Solution. We need to specify which two kinds the pairs are of, the suits of those kinds, and the remaining (fifth) card. There are _{13}C_{2} ways of choosing the two kinds. For each of those choices, there are _{4}C_{2} ways of specifying the suits of each of those kinds individually (so there are _{4}C_{2} × _{4}C_{2} ways of specifying the suits of the two cards of the two kinds). There are 52 - 4 - 4 = 44 cards in the deck that we could use for the fifth card, without making the hand be a full house, so there are _{44}C_{1} = 44 ways of choosing the fifth card. By the fundamental rule of counting, there are
_{13}C_{2} × _{4}C_{2} × _{4}C_{2} × _{44}C_{1}
distinct five-card hands that comprise two pair. If the deck is well shuffled, each of the _{52}C_{5} five-card hands is equally likely, so the chance of being dealt two pair is
_{13}C_{2} × _{4}C_{2} × _{4}C_{2} × _{44}C_{1} / (_{52}C_{5}).
What is the chance of being dealt a royal flush from a well-shuffled deck?
Solution. A royal flush is {10, J, Q, K, A} of the same suit. The only thing unspecified is the suit. There are 4 ways of picking a suit from the four (_{4}C_{1} = 4), so there are 4 ways of getting a royal flush. Again, assuming the deck is well-shuffled, the chance of a royal flush is 4/(_{52}C_{5}).
The following exercise checks that you can calculate the chance of a given poker hand.

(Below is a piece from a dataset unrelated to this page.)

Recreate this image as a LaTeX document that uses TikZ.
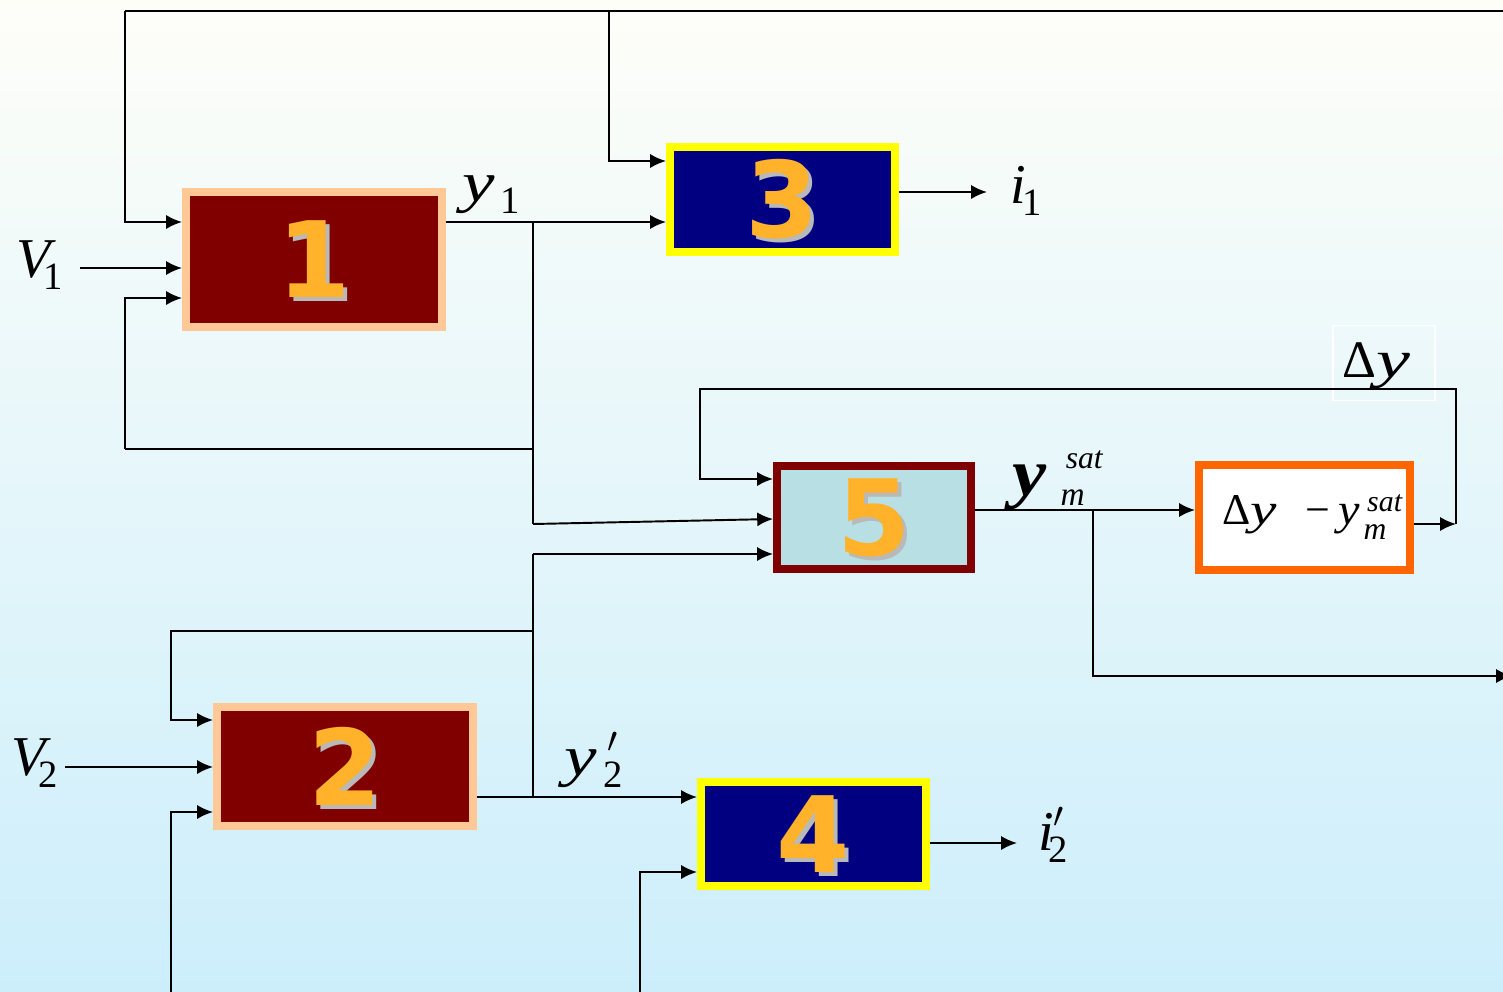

Theories of Probability assign meaning to probability statements about the world. The Theory of Equally Likely Outcomes says that if an experiment must result in one of n outcomes, and there is no reason Nature should prefer one of the outcomes to another, then the probability of each outcome is 100%/n. The Frequency Theory says that the probability of an event is the limit of the relative frequency with which the event occurs in repeated trials under essentially identical conditions. The Subjective Theory says that probability is a measure of strength of belief on a scale of 0 to 100%.